Some people sailed magnificently past my comments that Twilight had some really difficult issues involved to settle, rather dimly, on the interpretation that “Ferrett thinks Twilight deserves a pass on its female issues.” Which is distinctly not true.
If you thought that was the point of my reply to the previous post, then you were mistaken. That was a bad faith argument on your part - as was the strawman argument you chose to open this post with.
This is an excellent clarification of the things that made me cock my head in your last post! Though I realize in retrospect that part of it was my own fault; I hate Twilight and I'm occasionally (although not often, because I simply don't talk about things that I dislike much; I'd prefer to spend time on things that make me happy) vocal in my distaste for the book. So I wound up going into your post about misogyny being connected to the hatred of things popular among teenage girls, Twilight in particular, a little defensively. And that led to me reading "all" where I should have been reading "some" - you never claimed that everyone with serious issues with the book has a degree of underlying misogyny to their dislike/outright hatred, but I reacted as though that's what you were implying rather than considering that just because I have specific reasons for hating the book doesn't mean everyone who hates Twilight does.

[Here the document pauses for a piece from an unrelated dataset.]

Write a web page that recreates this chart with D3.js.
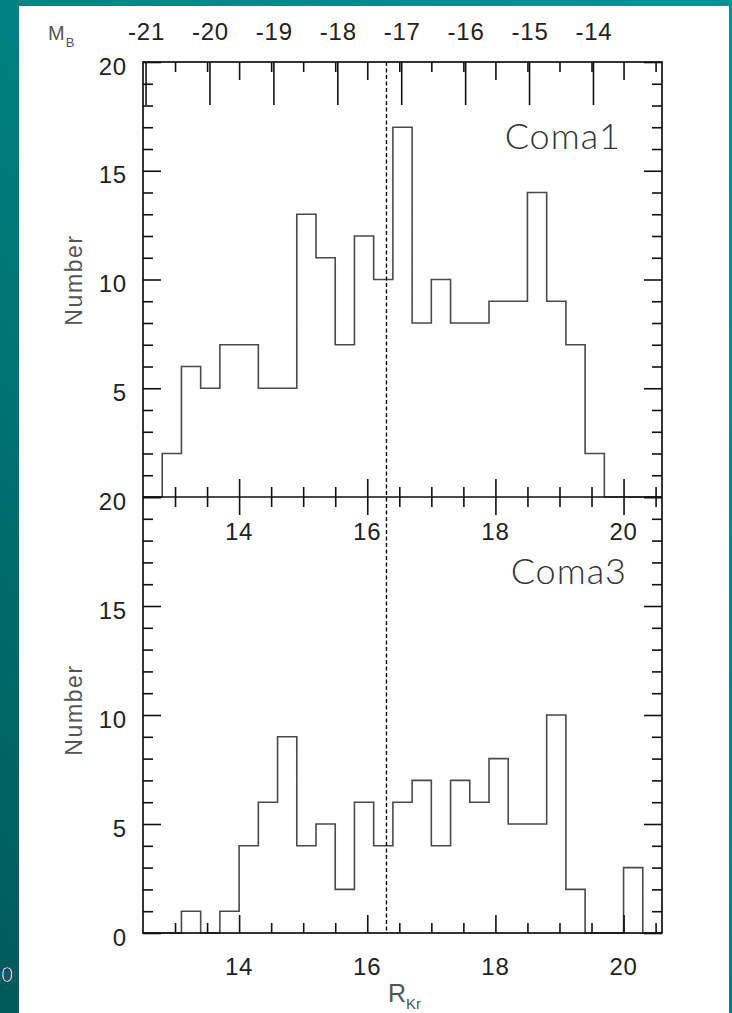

You've explained yourself brilliantly here, though, and I've certainly run into people who seem to hate Twilight without knowing much about it or having given much thought to it beyond "lol Twilight sux". And to some degree, I find them almost as disturbing as Twilight's fans...usually because they're the sort of person who simply hates things because it's cool to hate them.
I do hope that this essay of yours makes anyone who hasn't examined their hatred for certain things look a bit more closely, and make sure they're objecting for valid reasons, rather than about things they aren't familiar with or - as in the case of your Obama example - with too much vitriol for something that they wouldn't think twice about if it had a different audience.